### Task requirements
Everything from the first line of the data through the line with "from matplotlib.transforms import" is to be echoed exactly, minus the pictures.

### Source material
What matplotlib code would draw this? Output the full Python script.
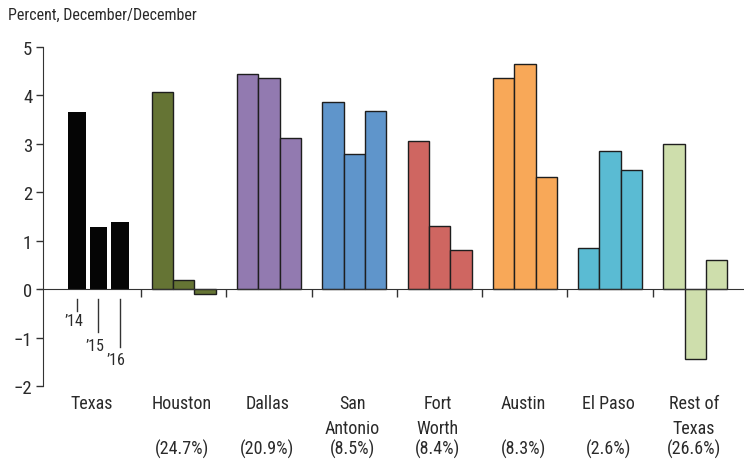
import numpy as np
import matplotlib
matplotlib.use('Agg')
import matplotlib.pyplot as plt
from matplotlib.transforms import blended_transform_factory

plt.rcParams['font.family'] = ['Roboto Condensed', 'Liberation Sans Narrow', 'Liberation Sans', 'DejaVu Sans']

# Data
cities = ['Texas', 'Houston', 'Dallas', 'San\nAntonio', 'Fort\nWorth', 'Austin', 'El Paso', 'Rest of\nTexas']
shares = ['', '(24.7%)', '(20.9%)', '(8.5%)', '(8.4%)', '(8.3%)', '(2.6%)', '(26.6%)']
years = ["’14", "’15", "’16"]
vals_2014 = [3.65, 4.06, 4.44, 3.86, 3.06, 4.36, 0.85, 2.99]
vals_2015 = [1.28, 0.20, 4.36, 2.79, 1.31, 4.65, 2.86, -1.44]
vals_2016 = [1.38, -0.10, 3.12, 3.68, 0.80, 2.31, 2.46, 0.60]
colors = ['#050505', '#657434', '#927ab0', '#5f95cb', '#cf6661', '#f8a858', '#5abbd3', '#cedeac']

txt = '#2a2a2a'
fig = plt.figure(figsize=(7.44, 4.64), dpi=100)
ax = fig.add_axes([43.3 / 744, 1 - 387.3 / 464, 1 - 43.3 / 744, (387.3 - 47.7) / 464])

x = np.arange(len(cities))
step = 0.25
series = [vals_2014, vals_2015, vals_2016]
for j, vals in enumerate(series):
    for i, v in enumerate(vals):
        if i == 0:
            ax.bar(x[i] + (j - 1) * step, v, width=0.21, color=colors[i], edgecolor='none')
        else:
            ax.bar(x[i] + (j - 1) * step, v, width=step, color=colors[i],
                   edgecolor='#1e1e1e', linewidth=1.0)

ax.set_xlim(-0.647, 7.57)
ax.set_ylim(-2, 5)
ax.set_yticks(range(-2, 6))
ax.set_yticklabels(['−2', '−1', '0', '1', '2', '3', '4', '5'])
ax.set_xticks(x[:-1] + 0.5)
ax.set_xticklabels([])
ax.tick_params(axis='y', direction='out', length=5, width=1, colors='#333333',
               labelcolor=txt, labelsize=13.5, pad=3)
ax.tick_params(axis='x', direction='out', length=6, width=1, colors='#333333')
ax.spines['top'].set_visible(False)
ax.spines['right'].set_visible(False)
ax.spines['bottom'].set_position(('data', 0))
ax.spines['left'].set_color('#333333')
ax.spines['bottom'].set_color('#333333')
ax.spines['bottom'].set_bounds(-0.7, 7.57)

# year markers under the Texas bars
line_ends = [-0.44, -0.88, -1.19]
text_y = [-0.65, -1.16, -1.44]
for j, yr in enumerate(years):
    bx = x[0] + (j - 1) * step
    ax.plot([bx, bx], [-0.2, line_ends[j]], color='#333333', lw=1)
    ax.text(bx - 0.04, text_y[j], yr, ha='center', va='center', fontsize=11.5, color=txt)

# category labels below the axis
tr = blended_transform_factory(ax.transData, fig.transFigure)
for i, name in enumerate(cities):
    for k, line in enumerate(name.split('\n')):
        ax.text(x[i] - (0.08 if i == 0 else 0.02), 1 - (409.3 + 25 * k) / 464, line,
                transform=tr, ha='center', va='baseline', fontsize=13, color=txt)
    if shares[i]:
        ax.text(x[i] - 0.02, 1 - 455 / 464, shares[i], transform=tr,
                ha='center', va='baseline', fontsize=13, color=txt)

fig.text(8 / 744, 1 - 19.5 / 464, 'Percent, December/December', ha='left', va='baseline',
         fontsize=11.5, color=txt)

fig.savefig('out.png', dpi=100)
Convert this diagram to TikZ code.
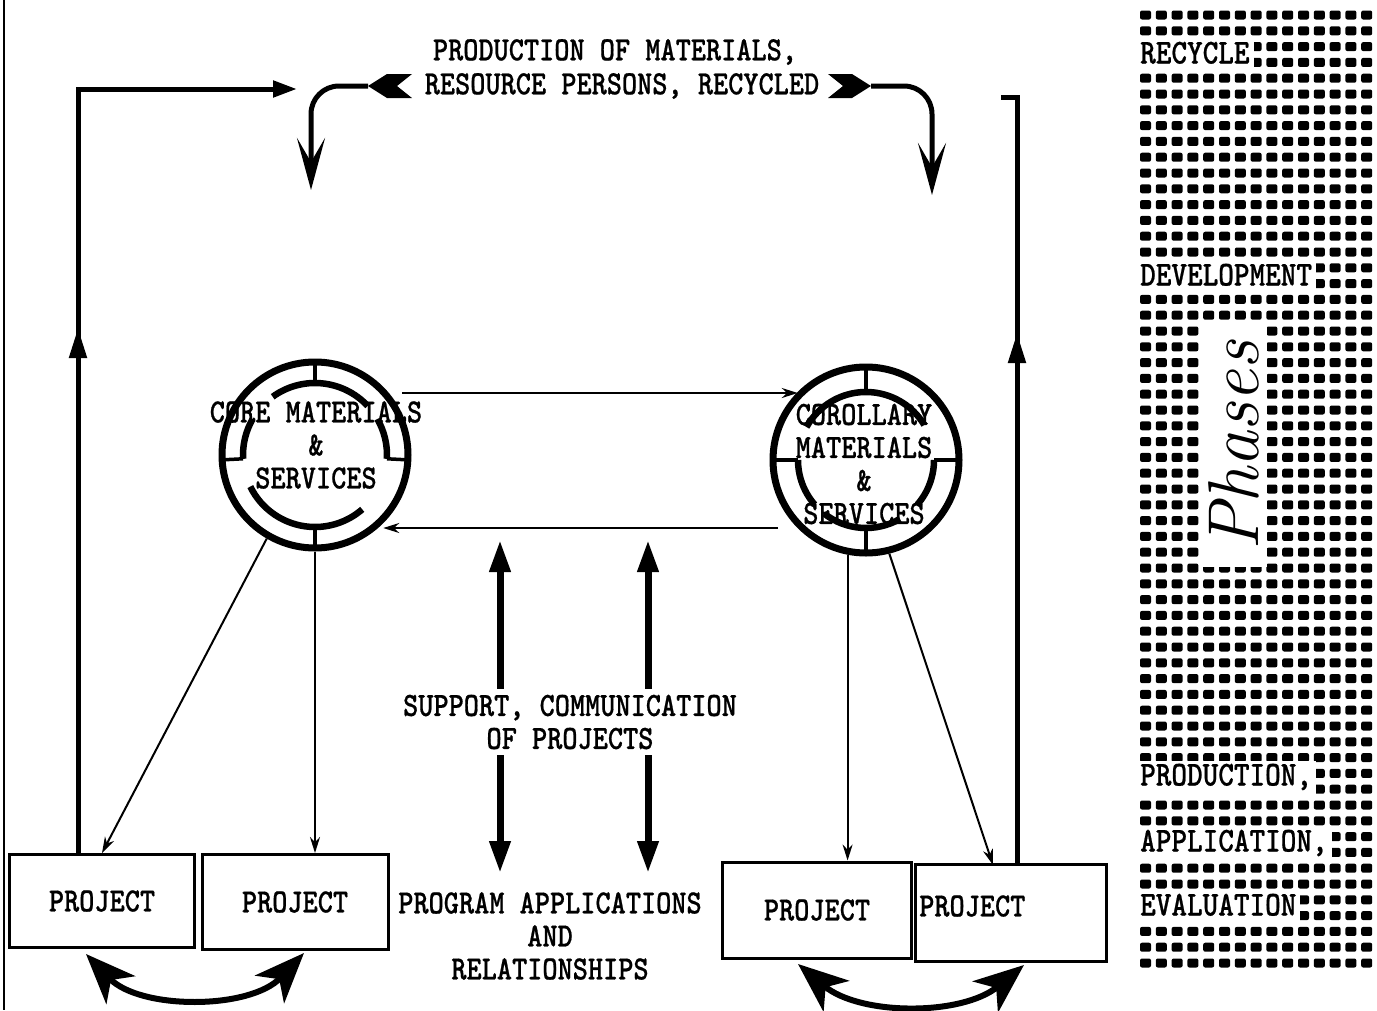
\documentclass[tikz,border=0pt]{standalone}
\usepackage{fontspec}
\newfontfamily\tw{lmmono10-regular.otf}[FakeStretch=0.85, BoldFont=lmmonolt10-bold.otf, BoldFeatures={FakeBold=0.6}]
\usetikzlibrary{arrows.meta,decorations.markings,calc}
\begin{document}
\begin{tikzpicture}[x=1pt,y=-1pt,
  txt/.style={font=\tw\bfseries\fontsize{34}{33}\selectfont, inner sep=0pt, align=center},
  side/.style={font=\tw\bfseries\fontsize{35}{33}\selectfont, inner sep=4pt, fill=white, anchor=west, text height=21pt, text depth=4pt},
  box/.style={draw, line width=3pt, inner sep=0pt, font=\tw\bfseries\fontsize{34}{33}\selectfont},
  ring/.style={circle, draw, line width=7pt, minimum size=186pt, inner sep=0pt},
  arcline/.style={line width=6.5pt},
  spoke/.style={line width=3.5pt},
  conn/.style={line width=2pt, -{Stealth[length=16pt,width=10pt]}},
  loopline/.style={line width=5pt},
  dbl/.style={line width=7pt, {Triangle[length=32pt,width=20pt]}-{Triangle[length=32pt,width=20pt]}},
  bigdbl/.style={line width=6pt, {Stealth[length=50pt,width=40pt,inset=14pt]}-{Stealth[length=50pt,width=40pt,inset=14pt]}},
  dart/.style={line width=5pt, -{Stealth[length=52pt,width=28pt,inset=24pt]}},
  dot/.style={fill=black, rounded corners=2pt},
  upmark/.style={postaction={decorate}, decoration={markings, mark=at position #1 with {\arrow{Triangle[length=30pt,width=17pt]}}}},
]
\useasboundingbox (0,0) rectangle (1377,1010);
\fill[white] (0,0) rectangle (1377,1010);
% page edge
\draw[line width=1.5pt] (4,0) -- (4,1010);

% project boxes
\node[box, minimum width=185pt, minimum height=93pt] (p1) at (102,901) {PROJECT};
\node[box, minimum width=186pt, minimum height=95pt] (p2) at (295,902) {PROJECT};
\node[box, minimum width=189pt, minimum height=96pt] (p3) at (817,910) {PROJECT};
\node[box, minimum width=191pt, minimum height=97pt] (p4) at (1011,913) {};
\node[txt, anchor=west] (p4t) at (919,906) {PROJECT};

% circles
\node[ring] (c1) at (315,455) {};
\node[ring] (c2) at (866,460) {};
\foreach \a/\b in {43/126,150/183,206/311,-3/30}
  \draw[arcline] ($(c1.center)+(\a:72pt)$) arc[start angle=\a,end angle=\b,radius=72pt];
\foreach \t in {90,183,270,-3}
  \draw[spoke] ($(c1.center)+(\t:72pt)$) -- ($(c1.center)+(\t:92pt)$);
\foreach \a/\b in {31/151,180/221,232/300,319/360}
  \draw[arcline] ($(c2.center)+(\a:68pt)$) arc[start angle=\a,end angle=\b,radius=68pt];
\foreach \t in {90,180,270,0}
  \draw[spoke] ($(c2.center)+(\t:68pt)$) -- ($(c2.center)+(\t:92pt)$);
\node[txt] (c1t) at (316,445) {CORE MATERIALS\\\&\\SERVICES};
\node[txt] (c2t) at (864,464) {COROLLARY\\MATERIALS\\\&\\SERVICES};

% connectors between circles
\coordinate (h1s) at (402,393);
\draw[conn] (h1s) -- (h1s -| c2.north west);
\coordinate (h2s) at (778,528);
\draw[conn] (h2s) -- (h2s -| c1.south east);

% circles to projects
\draw[conn] (c1.240) -- (p1.north);
\draw[conn] (c1.south) -- (c1.south |- p2.north);
\draw[conn] (c2.259) -- (c2.259 |- p3.north);
\coordinate (e4) at (993,865);
\draw[conn] (c2.284) -- (e4);

% feedback loops
\coordinate (lx) at (78,0);
\coordinate (lt) at (297,89);
\draw[loopline, -{Triangle[length=24pt,width=16pt]}, upmark=525pt] (lx |- p1.north) |- (lt);
\coordinate (rx) at (1017,0);
\coordinate (rt) at (1001,97);
\draw[loopline, upmark=530pt] (rx |- p4.north) |- (rt);

% top title and curved darts
\node[txt] (ti1) at (615,52) {PRODUCTION OF MATERIALS,};
\node[txt] (ti2) at (622,86) {RESOURCE PERSONS, RECYCLED};
\fill (412,74) -- (387,74) -- (368,86) -- (387,98) -- (412,98) -- (397,86) -- cycle;
\fill (828,74) -- (852,74) -- (871,86) -- (852,98) -- (828,98) -- (843,86) -- cycle;
\coordinate (cl) at (368,86);
\coordinate (dl) at (311,190);
\draw[dart, rounded corners=28pt] (cl) -| (dl);
\coordinate (cr) at (871,86);
\coordinate (dr) at (932,195);
\draw[dart, rounded corners=28pt] (cr) -| (dr);

% central double arrows
\coordinate (a1t) at (500,540);
\coordinate (a1b) at (500,873);
\coordinate (a2t) at (648,540);
\coordinate (a2b) at (648,873);
\draw[dbl] (a1t) -- (a1b);
\draw[dbl] (a2t) -- (a2b);
\node[txt, fill=white, inner sep=6pt] (sup) at (570,722) {SUPPORT, COMMUNICATION\\OF PROJECTS};
\node[txt] (prog) at (550,936) {PROGRAM APPLICATIONS\\AND\\RELATIONSHIPS};

% bottom curved double arrows
\coordinate (bl1) at (86,954);
\coordinate (bl2) at (304,953);
\draw[bigdbl] (bl1) .. controls (140,1010) and (250,1010) .. (bl2);
\coordinate (bl3) at (798,964);
\coordinate (bl4) at (1024,965);
\draw[bigdbl] (bl3) .. controls (860,1016) and (962,1016) .. (bl4);

% halftone phases panel
\foreach \r in {0,...,60}{
  \foreach \c in {0,...,14}{
    \fill[dot] ({1140+15.8*\c},{10.5+15.8*\r}) rectangle ++(11,9);
  }
}
\node[side] (sr) at (1136,55) {RECYCLE};
\node[side] (sd) at (1136,277) {DEVELOPMENT};
\fill[white] (1203,325) rectangle (1267,567);
\node[rotate=90, anchor=base, font=\itshape\fontsize{72}{72}\selectfont, inner sep=0pt] (ph) at (1258,446) {Phases};
\node[side] (sp) at (1136,777) {PRODUCTION,};
\node[side] (sa) at (1136,843) {APPLICATION,};
\node[side] (se) at (1136,907) {EVALUATION};
\end{tikzpicture}
\end{document}
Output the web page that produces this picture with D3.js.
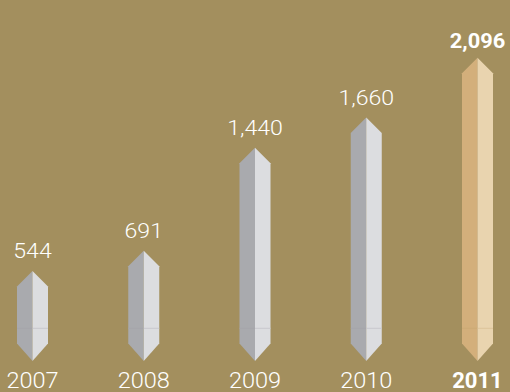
<!DOCTYPE html>
<html><head><meta charset="utf-8">
<script src="https://cdn.jsdelivr.net/npm/d3@7"></script>
<style>html,body{margin:0;padding:0;background:#A38F5E;}svg{display:block;}</style>
</head><body>
<script>
const years = ["2007","2008","2009","2010","2011"];
const values = [544, 691, 1440, 1660, 2096];
const highlight = ["2011"];

const W = 510, H = 392;
const svg = d3.select("body").append("svg").attr("width", W).attr("height", H);
svg.append("rect").attr("width", W).attr("height", H).attr("fill", "#A38F5E");

const x = d3.scalePoint().domain(years).range([32.5, 477.5]);
const y = d3.scaleLinear().domain([0, 2096]).range([345.6, 57.7]);

const half = 15.5, tipTop = 15.5, tipBot = 17.5, baseY = y(0) - 2.2, divY = 328.3;
const data = years.map((yr, i) => ({year: yr, value: values[i], hi: highlight.includes(yr)}));

const g = svg.selectAll("g.bar").data(data).join("g").attr("class", "bar");

g.append("path").attr("fill", d => d.hi ? "#D3AF7B" : "#A9AAAE")
  .attr("d", d => {
    const cx = x(d.year), top = y(d.value);
    return `M${cx},${top} L${cx-half},${top+tipTop} L${cx-half},${baseY} L${cx},${baseY+tipBot} Z`;
  });
g.append("path").attr("fill", d => d.hi ? "#E9D4AF" : "#DCDDE0")
  .attr("d", d => {
    const cx = x(d.year), top = y(d.value);
    return `M${cx},${top} L${cx+half},${top+tipTop} L${cx+half},${baseY} L${cx},${baseY+tipBot} Z`;
  });
g.append("line")
  .attr("x1", d => x(d.year) - half).attr("x2", d => x(d.year))
  .attr("y1", divY).attr("y2", divY)
  .attr("stroke", d => d.hi ? "#CDAA76" : "#A5A6AA").attr("stroke-width", 1);
g.append("line")
  .attr("x1", d => x(d.year)).attr("x2", d => x(d.year) + half)
  .attr("y1", divY).attr("y2", divY)
  .attr("stroke", d => d.hi ? "#DCC39A" : "#C8C9CD").attr("stroke-width", 1);

g.append("text")
  .attr("transform", d => `translate(${x(d.year)},${d.hi ? y(d.value) - 10 : y(d.value) - 13}) scale(${d.hi ? 1.04 : 1.1},1)`)
  .attr("text-anchor", "middle")
  .attr("font-family", "Roboto, 'Liberation Sans', sans-serif")
  .attr("font-weight", d => d.hi ? 700 : 300)
  .attr("font-size", 21)
  .attr("fill", "#FFFFFF")
  .text(d => d3.format(",")(d.value));

g.append("text")
  .attr("transform", d => `translate(${x(d.year)},387.5) scale(${d.hi ? 1.0 : 1.07},1)`)
  .attr("text-anchor", "middle")
  .attr("font-family", "Roboto, 'Liberation Sans', sans-serif")
  .attr("font-weight", d => d.hi ? 700 : 300)
  .attr("font-size", 22)
  .attr("fill", "#FFFFFF")
  .text(d => d.year);
</script>
</body></html>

### Task answer
What matplotlib code would draw this? Output the full Python script.
import numpy as np
import matplotlib
matplotlib.use('Agg')
import matplotlib.pyplot as plt
from matplotlib.transforms import blended_transform_factory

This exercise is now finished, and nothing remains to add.